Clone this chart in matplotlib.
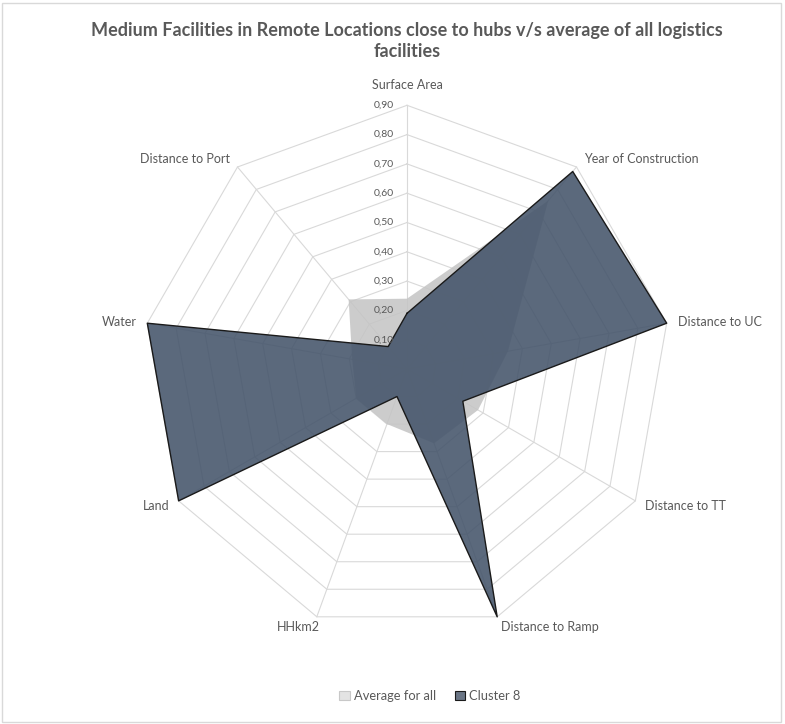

+ + + + +

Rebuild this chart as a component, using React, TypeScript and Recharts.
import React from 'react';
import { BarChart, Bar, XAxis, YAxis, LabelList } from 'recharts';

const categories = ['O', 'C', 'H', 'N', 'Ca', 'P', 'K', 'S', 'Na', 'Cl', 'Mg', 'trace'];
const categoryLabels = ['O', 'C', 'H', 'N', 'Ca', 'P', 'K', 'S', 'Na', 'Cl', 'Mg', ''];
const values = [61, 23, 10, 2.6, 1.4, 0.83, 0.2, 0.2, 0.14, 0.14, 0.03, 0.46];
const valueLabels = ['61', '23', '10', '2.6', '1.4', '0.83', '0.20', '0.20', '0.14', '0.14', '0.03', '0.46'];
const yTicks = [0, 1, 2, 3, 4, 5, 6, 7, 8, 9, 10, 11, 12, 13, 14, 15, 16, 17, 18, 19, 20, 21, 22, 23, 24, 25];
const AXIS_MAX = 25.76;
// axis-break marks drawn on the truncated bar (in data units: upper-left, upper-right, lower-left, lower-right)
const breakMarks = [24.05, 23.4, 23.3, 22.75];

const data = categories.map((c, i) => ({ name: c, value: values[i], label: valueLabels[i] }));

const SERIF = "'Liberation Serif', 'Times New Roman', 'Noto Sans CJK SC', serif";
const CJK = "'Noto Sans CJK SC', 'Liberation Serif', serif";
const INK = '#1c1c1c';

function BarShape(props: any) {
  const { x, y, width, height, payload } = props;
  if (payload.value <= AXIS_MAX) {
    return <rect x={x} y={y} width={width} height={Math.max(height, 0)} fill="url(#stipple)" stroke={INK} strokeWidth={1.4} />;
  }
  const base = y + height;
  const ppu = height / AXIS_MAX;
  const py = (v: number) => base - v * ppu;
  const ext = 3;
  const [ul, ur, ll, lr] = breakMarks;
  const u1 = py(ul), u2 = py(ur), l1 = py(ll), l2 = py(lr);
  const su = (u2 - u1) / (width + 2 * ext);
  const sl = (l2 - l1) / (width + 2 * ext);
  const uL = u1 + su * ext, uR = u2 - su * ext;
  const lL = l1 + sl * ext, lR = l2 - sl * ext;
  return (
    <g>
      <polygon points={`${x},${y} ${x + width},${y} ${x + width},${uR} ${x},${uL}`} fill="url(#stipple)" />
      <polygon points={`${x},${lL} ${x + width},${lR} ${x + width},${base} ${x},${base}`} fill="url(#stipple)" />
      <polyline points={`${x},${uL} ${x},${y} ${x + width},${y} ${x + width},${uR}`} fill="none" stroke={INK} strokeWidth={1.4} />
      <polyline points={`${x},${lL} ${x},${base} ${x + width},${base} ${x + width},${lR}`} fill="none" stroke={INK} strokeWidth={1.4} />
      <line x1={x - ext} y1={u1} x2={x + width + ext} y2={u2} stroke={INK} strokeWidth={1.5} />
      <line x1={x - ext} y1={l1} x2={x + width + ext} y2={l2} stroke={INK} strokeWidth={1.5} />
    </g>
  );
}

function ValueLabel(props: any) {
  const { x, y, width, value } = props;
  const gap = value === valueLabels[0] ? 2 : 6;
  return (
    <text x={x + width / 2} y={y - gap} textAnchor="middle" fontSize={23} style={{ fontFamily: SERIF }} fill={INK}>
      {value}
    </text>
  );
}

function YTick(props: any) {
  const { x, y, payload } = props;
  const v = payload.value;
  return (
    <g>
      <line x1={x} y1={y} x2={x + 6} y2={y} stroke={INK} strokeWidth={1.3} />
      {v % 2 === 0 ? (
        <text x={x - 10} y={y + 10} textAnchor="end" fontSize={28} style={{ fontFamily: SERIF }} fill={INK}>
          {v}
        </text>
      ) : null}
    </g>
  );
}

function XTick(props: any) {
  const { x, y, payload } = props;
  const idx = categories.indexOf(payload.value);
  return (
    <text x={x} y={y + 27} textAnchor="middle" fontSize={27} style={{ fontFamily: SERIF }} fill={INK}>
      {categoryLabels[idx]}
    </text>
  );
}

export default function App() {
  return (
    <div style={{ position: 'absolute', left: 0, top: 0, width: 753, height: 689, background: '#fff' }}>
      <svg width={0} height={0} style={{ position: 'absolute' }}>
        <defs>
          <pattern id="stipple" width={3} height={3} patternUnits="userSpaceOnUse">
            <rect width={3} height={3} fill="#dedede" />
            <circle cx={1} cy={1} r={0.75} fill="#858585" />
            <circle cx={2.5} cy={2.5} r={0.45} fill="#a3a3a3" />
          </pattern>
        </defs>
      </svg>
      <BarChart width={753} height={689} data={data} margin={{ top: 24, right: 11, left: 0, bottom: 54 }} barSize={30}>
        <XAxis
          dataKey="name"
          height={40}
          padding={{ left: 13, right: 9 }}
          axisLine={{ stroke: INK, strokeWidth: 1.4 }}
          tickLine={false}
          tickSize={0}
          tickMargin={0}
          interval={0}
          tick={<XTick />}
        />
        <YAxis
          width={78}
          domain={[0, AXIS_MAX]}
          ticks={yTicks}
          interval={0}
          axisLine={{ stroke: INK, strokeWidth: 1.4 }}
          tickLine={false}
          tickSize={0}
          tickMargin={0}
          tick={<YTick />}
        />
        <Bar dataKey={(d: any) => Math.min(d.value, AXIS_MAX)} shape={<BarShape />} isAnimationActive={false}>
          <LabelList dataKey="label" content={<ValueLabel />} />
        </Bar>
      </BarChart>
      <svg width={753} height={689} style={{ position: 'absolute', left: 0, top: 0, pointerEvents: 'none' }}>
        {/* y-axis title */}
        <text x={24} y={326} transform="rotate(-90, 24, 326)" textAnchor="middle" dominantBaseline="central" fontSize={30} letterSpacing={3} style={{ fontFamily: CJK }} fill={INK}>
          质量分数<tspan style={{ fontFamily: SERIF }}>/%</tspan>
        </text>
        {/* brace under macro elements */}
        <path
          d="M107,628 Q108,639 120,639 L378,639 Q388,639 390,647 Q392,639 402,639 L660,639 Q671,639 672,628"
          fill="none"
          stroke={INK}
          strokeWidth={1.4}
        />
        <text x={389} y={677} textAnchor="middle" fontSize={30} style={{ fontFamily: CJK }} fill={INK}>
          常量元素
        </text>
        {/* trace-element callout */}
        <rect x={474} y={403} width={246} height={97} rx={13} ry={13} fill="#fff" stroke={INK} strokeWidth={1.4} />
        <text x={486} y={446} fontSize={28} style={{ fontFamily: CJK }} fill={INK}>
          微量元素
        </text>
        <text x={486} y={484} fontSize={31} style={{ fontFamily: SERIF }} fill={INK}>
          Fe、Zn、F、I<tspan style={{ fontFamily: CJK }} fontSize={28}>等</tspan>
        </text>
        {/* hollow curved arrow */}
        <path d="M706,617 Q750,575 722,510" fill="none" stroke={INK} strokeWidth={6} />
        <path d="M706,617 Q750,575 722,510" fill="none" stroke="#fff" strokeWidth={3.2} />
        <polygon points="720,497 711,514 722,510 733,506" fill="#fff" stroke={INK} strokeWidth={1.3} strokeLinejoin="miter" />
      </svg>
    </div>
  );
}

+ + + + +

▸ **Task**
Scan the listing above. Gather each line that contains the word "this".

▸ **The result**
Clone this chart in matplotlib.
Rebuild this chart as a component, using React, TypeScript and Recharts.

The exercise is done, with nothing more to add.